### EXERCISE AIM
Pick out each line of the records in which the word "chart" appears.

### DATA RECORDS
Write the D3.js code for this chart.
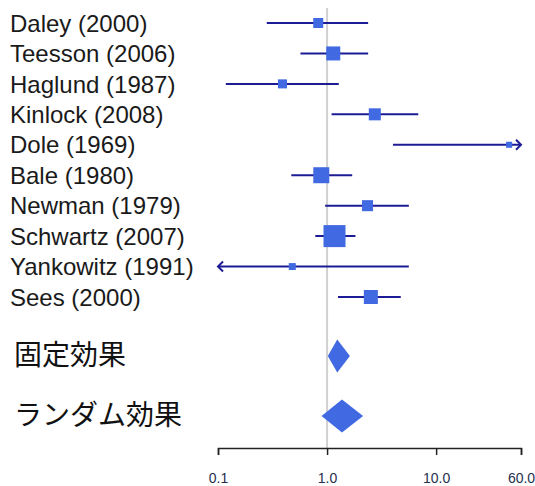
<!DOCTYPE html>
<html>
<head>
<meta charset="utf-8">
<script src="https://cdnjs.cloudflare.com/ajax/libs/d3/7.8.5/d3.min.js"></script>
<style>
  html, body { margin: 0; padding: 0; background: #fff; }
  svg { display: block; }
</style>
</head>
<body>
<svg id="chart" width="535" height="486"></svg>
<script>
// study data (odds ratios, log scale)
const studies = ["Daley (2000)", "Teesson (2006)", "Haglund (1987)", "Kinlock (2008)", "Dole (1969)",
                 "Bale (1980)", "Newman (1979)", "Schwartz (2007)", "Yankowitz (1991)", "Sees (2000)"]
const estimate = [0.83, 1.14, 0.39, 2.74, 46.7, 0.885, 2.35, 1.17, 0.48, 2.52]
const lower    = [0.28, 0.57, 0.118, 1.10, 4.02, 0.47, 0.96, 0.78, 0.05, 1.26]
const upper    = [2.38, 2.38, 1.28, 6.86, 150, 1.70, 5.62, 1.82, 5.62, 4.74]
const weight   = [6.0, 11.8, 4.9, 8.7, 2.2, 15.4, 7.3, 29.1, 2.9, 11.8]

// pooled estimates
const summaryLabels = ["固定効果", "ランダム効果"]
const summaryEst   = [1.24, 1.37]
const summaryLower = [1.015, 0.89]
const summaryUpper = [1.62, 2.14]

const tickValues = [0.1, 1, 10, 60]
const tickLabels = ["0.1", "1.0", "10.0", "60.0"]

const svg = d3.select('#chart')

const x = d3.scaleLog().domain([0.1, 60]).range([218, 521])
const y = d3.scalePoint().domain(studies).range([23, 297])
const ySum = d3.scalePoint().domain(summaryLabels).range([356, 416])
const size = d3.scaleSqrt().domain([0, d3.max(weight)]).range([0, 22])

const lineColor = '#1c1c96'
const boxColor = '#4169e1'

// reference line at 1
svg.append('line')
  .attr('x1', x(1)).attr('x2', x(1))
  .attr('y1', 8).attr('y2', 448)
  .attr('stroke', '#d0d0d0').attr('stroke-width', 2)

// x axis
const axis = svg.append('g')
  .attr('transform', 'translate(0,448)')
  .call(d3.axisBottom(x).tickValues(tickValues).tickFormat((d, i) => tickLabels[i]).tickSizeOuter(0).tickSize(7).tickPadding(18))
axis.select('.domain').attr('stroke', '#222').attr('stroke-width', 1.5)
axis.selectAll('.tick line').attr('stroke', '#222').attr('stroke-width', 1.5)
axis.selectAll('.tick text')
  .attr('font-family', 'Liberation Sans, Arial, sans-serif')
  .attr('font-size', 14)
  .attr('fill', '#263050')

const rows = studies.map((s, i) => ({
  name: s, est: estimate[i], lo: lower[i], hi: upper[i], w: weight[i]
}))

const [xmin, xmax] = x.domain()

// study labels
svg.append('g').selectAll('text').data(rows).join('text')
  .attr('x', 10)
  .attr('y', d => y(d.name))
  .attr('dy', '0.36em')
  .attr('font-family', 'Liberation Sans, Arial, sans-serif')
  .attr('font-size', 24)
  .attr('fill', '#1a1a1a')
  .text(d => d.name)

// confidence intervals
svg.append('g').selectAll('line').data(rows).join('line')
  .attr('x1', d => x(Math.max(d.lo, xmin)))
  .attr('x2', d => x(Math.min(d.hi, xmax)))
  .attr('y1', d => y(d.name)).attr('y2', d => y(d.name))
  .attr('stroke', lineColor).attr('stroke-width', 2)

// arrows where the interval runs off the axis
const arrows = []
rows.forEach(d => {
  if (d.lo < xmin) arrows.push({ x: x(xmin), y: y(d.name), dir: -1 })
  if (d.hi > xmax) arrows.push({ x: x(xmax), y: y(d.name), dir: 1 })
})
svg.append('g').selectAll('path').data(arrows).join('path')
  .attr('d', a => `M${a.x - a.dir * 5},${a.y - 5}L${a.x},${a.y}L${a.x - a.dir * 5},${a.y + 5}`)
  .attr('fill', 'none').attr('stroke', lineColor).attr('stroke-width', 2)

// weight boxes
svg.append('g').selectAll('rect').data(rows).join('rect')
  .attr('x', d => x(d.est) - size(d.w) / 2)
  .attr('y', d => y(d.name) - size(d.w) / 2)
  .attr('width', d => size(d.w))
  .attr('height', d => size(d.w))
  .attr('fill', boxColor)

// summary diamonds
const sums = summaryLabels.map((s, i) => ({
  name: s, est: summaryEst[i], lo: summaryLower[i], hi: summaryUpper[i]
}))
svg.append('g').selectAll('path').data(sums).join('path')
  .attr('d', d => {
    const cy = ySum(d.name), h = 16.5
    return `M${x(d.lo)},${cy}L${x(d.est)},${cy - h}L${x(d.hi)},${cy}L${x(d.est)},${cy + h}Z`
  })
  .attr('fill', boxColor)

svg.append('g').selectAll('text').data(sums).join('text')
  .attr('x', 14)
  .attr('y', d => ySum(d.name) - 1)
  .attr('dy', '0.36em')
  .attr('font-family', 'Noto Sans CJK JP, sans-serif')
  .attr('font-size', 28)
  .attr('fill', '#111')
  .text(d => d.name)
</script>
</body>
</html>
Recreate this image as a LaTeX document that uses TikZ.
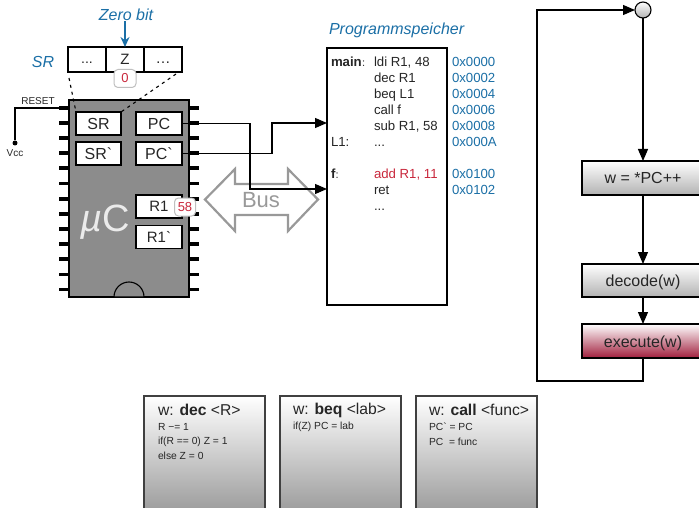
\documentclass[tikz,border=0pt]{standalone}
\usepackage{fontspec}
\newfontfamily\lib{Liberation Sans}
\usetikzlibrary{arrows.meta,shapes.geometric}
\definecolor{chipgray}{HTML}{8C8C8C}
\definecolor{infoblue}{HTML}{1B6FA6}
\definecolor{hotred}{HTML}{C9283C}
\definecolor{execred}{HTML}{A01E3C}
\definecolor{busgray}{HTML}{999999}
\newcommand{\fs}[1]{\fontsize{#1}{#1}\selectfont}
\tikzset{
  every node/.style={font=\lib\fs{13},inner sep=0pt,outer sep=0pt,text=black!85},
  cell/.style={draw=black,line width=1.1pt,fill=white,minimum width=#1,anchor=north west},
  reg/.style={cell=46pt,minimum height=23pt,font=\lib\fs{16}},
  pin/.style={line width=3.2pt,black},
  conn/.style={line width=1.2pt,black},
  flow/.style={conn,-{Triangle[length=12pt,width=10pt]}},
  dashline/.style={line width=1.1pt,black,dash pattern=on 3pt off 4pt},
  badge/.style={draw=black!25,line width=1pt,fill=white,rounded corners=4pt,text=hotred,anchor=north west},
  stepbox/.style={draw=black,line width=1.1pt,minimum width=122pt,top color=white,bottom color=black!30,font=\lib\fs{16},anchor=north west},
  card/.style={draw=black!75,line width=1.1pt,minimum width=121pt,minimum height=125pt,top color=white,bottom color=black!42,anchor=north west},
  cardhead/.style={anchor=west,font=\lib\fs{15.7}},
  cardbody/.style={anchor=west,font=\lib\fs{10.3}},
  memtext/.style={anchor=west,font=\lib\fs{13.2},text height=9.5pt,text depth=2.5pt},
  addr/.style={anchor=west,font=\lib\fs{13.2},text=infoblue,text height=9.5pt,text depth=2.5pt},
  bluehead/.style={font=\lib\itshape\fs{16},text=infoblue}
}
\begin{document}
\begin{tikzpicture}[x=1pt,y=-1pt]
\useasboundingbox (0,0) rectangle (699,508);
\clip (0,0) rectangle (699,508);
% chip pins
\foreach \y in {108,123,138,153,168,183.5,199,214,229,244,259,274.5,289.5}{
  \draw[pin] (59,\y) -- (69,\y);
  \draw[pin] (189,\y) -- (199,\y);
}
% chip
\node[draw=black,line width=1.1pt,fill=chipgray,minimum width=120pt,minimum height=197pt,anchor=north west] (chip) at (69,100) {};
\draw[line width=1.1pt,black,fill=chipgray] (114,297) arc[start angle=180,end angle=0,radius=15pt] -- cycle;
\node[font=\lib\fs{38},text=black!8] (mu) at (105,222) {{\itshape µ}C};
% registers
\node[reg,minimum width=45pt] (sr) at (76,112) {SR};
\node[reg] (pc) at (136,112) {PC};
\node[reg,minimum width=45pt] (srb) at (76,142) {SR`};
\node[reg] (pcb) at (136,142) {PC`};
\node[reg,font=\lib\fs{15}] (r1) at (136,195) {R1};
\node[reg,font=\lib\fs{15}] (r1b) at (136,225.5) {R1`};
\node[badge,minimum width=21pt,minimum height=18pt] (r1val) at (174.5,198) {58};
% status register detail
\node[cell=38pt,minimum height=25pt,text height=10pt,text depth=2pt,font=\lib\fs{14}] (sa) at (68,47) {...};
\node[cell=38pt,minimum height=25pt,font=\lib\fs{15}] (sz) at (106,47) {Z};
\node[cell=38pt,minimum height=25pt,text height=10pt,text depth=2pt,font=\lib\fs{15}] (sc) at (144,47) {…};
\node[badge,minimum width=22pt,minimum height=18pt] (zval) at (114,69.5) {0};
\node[bluehead] (srlab) at (43,62) {SR};
\node[bluehead] (zlab) at (126,15) {Zero bit};
\draw[line width=1.4pt,infoblue,-{Stealth[length=10pt,width=9pt]}] (zlab.south -| sz.north) -- (sz.north);
\coordinate (dl) at (69,78);
\coordinate (dr) at (176,74);
\draw[dashline] (dl) -- (sr.north west);
\draw[dashline] (dr) -- (sr.north east);
% reset
\node[font=\lib\fs{10}] (reset) at (38,101.5) {RESET};
\coordinate (rp) at (59,108);
\node[circle,fill=black,minimum size=5pt] (vdot) at (15,143) {};
\node[font=\lib\fs{10}] (vcc) at (15,153.5) {Vcc};
\draw[conn] (rp) -| (vdot);
% bus
\draw[busgray,line width=2.2pt,fill=white,line join=miter]
  (205,199.5) -- (235,169) -- (235,184) -- (288,184) -- (288,169) -- (318,199.5)
  -- (288,231) -- (288,215) -- (235,215) -- (235,231) -- cycle;
\node[font=\lib\fs{22},text=busgray] (bus) at (261,200) {Bus};
% program memory
\node[draw=black,line width=1.1pt,fill=white,minimum width=120pt,minimum height=257pt,anchor=north west] (mem) at (327,48) {};
\node[bluehead,anchor=west] (memlab) at (329,30) {Programmspeicher};
\node[memtext] (m1) at (331,63) {\bfseries main\normalfont:};
\node[memtext] (m6) at (331,143) {L1:};
\node[memtext] (m7) at (331,175) {\bfseries f\normalfont:};
\node[memtext] (t1) at (374,63) {ldi R1, 48};
\node[memtext] (t2) at (374,79) {dec R1};
\node[memtext] (t3) at (374,95) {beq L1};
\node[memtext] (t4) at (374,111) {call f};
\node[memtext] (t5) at (374,127) {sub R1, 58};
\node[memtext] (t6) at (374,143) {...};
\node[memtext,text=hotred] (t7) at (374,175) {add R1, 11};
\node[memtext] (t8) at (374,191) {ret};
\node[memtext] (t9) at (374,207.5) {...};
\node[addr] (a1) at (452,63) {0x0000};
\node[addr] (a2) at (452,79) {0x0002};
\node[addr] (a3) at (452,95) {0x0004};
\node[addr] (a4) at (452,111) {0x0006};
\node[addr] (a5) at (452,127) {0x0008};
\node[addr] (a6) at (452,143) {0x000A};
\node[addr] (a7) at (452,175) {0x0100};
\node[addr] (a8) at (452,191) {0x0102};
% PC connectors
\coordinate (ina) at (mem.west |- 0,123);
\coordinate (inb) at (mem.west |- 0,189);
\coordinate (ta) at (272,123);
\coordinate (tb) at (250,189);
\draw[flow] (pc.east) -| (tb) -- (inb);
\draw[flow] (pcb.east) -| (ta) -- (ina);
% fetch/decode/execute
\node[circle,draw=black,line width=1.1pt,minimum size=16pt,top color=white,bottom color=black!30] (start) at (643,10) {};
\node[stepbox,minimum height=34pt,text height=12pt,text depth=1pt] (fetch) at (582,161) {w = *PC++};
\node[stepbox,minimum height=33pt,text height=13pt,text depth=1pt] (decode) at (582,264) {decode(w)};
\node[stepbox,minimum height=34pt,text height=14pt,text depth=0.5pt,top color=white,bottom color=execred] (exec) at (582,324) {execute(w)};
\coordinate (lb) at (537,381);
\draw[flow] (start) -- (start |- fetch.north);
\draw[flow] (start |- fetch.south) -- (start |- decode.north);
\draw[flow] (start |- decode.south) -- (start |- exec.north);
\draw[flow] (start |- exec.south) |- (lb) |- (start.west);
% instruction cards
\node[card] (c1) at (144,396) {};
\node[card] (c2) at (280,396) {};
\node[card] (c3) at (416,396) {};
\node[cardhead] (h1) at (158,410) {w: \textbf{dec} <R>};
\node[cardhead] (h2) at (293,410) {w: \textbf{beq} <lab>};
\node[cardhead] (h3) at (429,410) {w: \textbf{call} <func>};
\node[cardbody] (b11) at (158,427) {R −= 1};
\node[cardbody] (b12) at (158,441.5) {if(R == 0) Z = 1};
\node[cardbody] (b13) at (158,455.5) {else Z = 0};
\node[cardbody] (b21) at (293,427) {if(Z) PC = lab};
\node[cardbody] (b31) at (429,427) {PC` = PC};
\node[cardbody] (b32) at (429,441.5) {PC\ \ = func};
\end{tikzpicture}
\end{document}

### ANSWER TO THIS PROBLEM
Write the D3.js code for this chart.
<svg id="chart" width="535" height="486"></svg>
const svg = d3.select('#chart')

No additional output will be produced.